In Mosta there is a famous domed church which still has the huge second world war bomb, in situ, that dropped through the dome whilst the church was full. Thankfully it did not detonate.
Remember if you want to enter a church in Malta ladies must cover their shoulders and men their knees. So, women no strappy tops and men trousers, not shorts.
Our trip to Gozo and Comino was part of an organised TIS tour and the price included the ferry ticket plus transport on themislamd of Gozo.
Golden Bay has a beautiful beach area and will be perfect for those wanting a quiet vacation.
Bugibba was fine in September but does get busy and commercial in high season.

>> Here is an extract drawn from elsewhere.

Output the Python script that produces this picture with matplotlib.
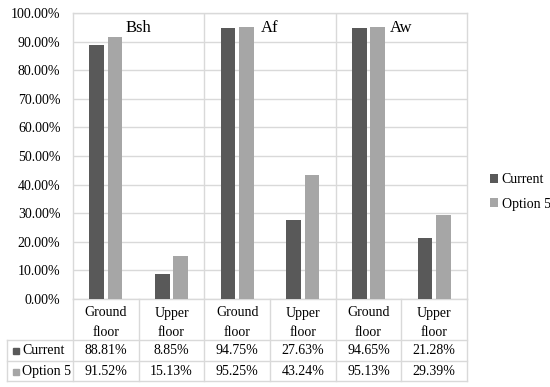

St George's and St Julian's Bay have a great nightlife if you like clubbing, loud music and a European feel. It was not for us.
We visited Mellieha quite a few times on the bus and enjoyed the sandy beach. Most of Malta's beaches are not sand. From Mellieha we took the short walk to Popeye Village on the south of the Island of Malta.
This is a small theme park built around the set of Robin Williams film Popeye. The beach here was a lovely soft sand and the waters a clear turquoise blue.
Although the water in Malta is safe for using to clean your teeth and the like it is advised that you buy bottled water.
At the time of our visit canned drinks were not sold. Drinks such as Coca-cola came in bottles which you could return to the shop when empty. We had to buy a small bottle opener though so if this is still the case it might be worth packing one.
At the time of our vacation Malta had an unfinished feel to it. There were cranes all over the island and half finished buildings. However fellow travellers told us they had visited ten years earlier and it had been the same.
Of course all of this building work means that Malta may be completely spoiled by now.
Malta has a year round tourist trade with many older people taking an extended vacation through the winter months. It does however have something for all ages.
If you accept Malta, warts and all, it is a great place to visit.
Note: Although our visit was some years ago a relative visited tecently and it seems little has changed except that in 2008 the country adopted the Euro as its currency.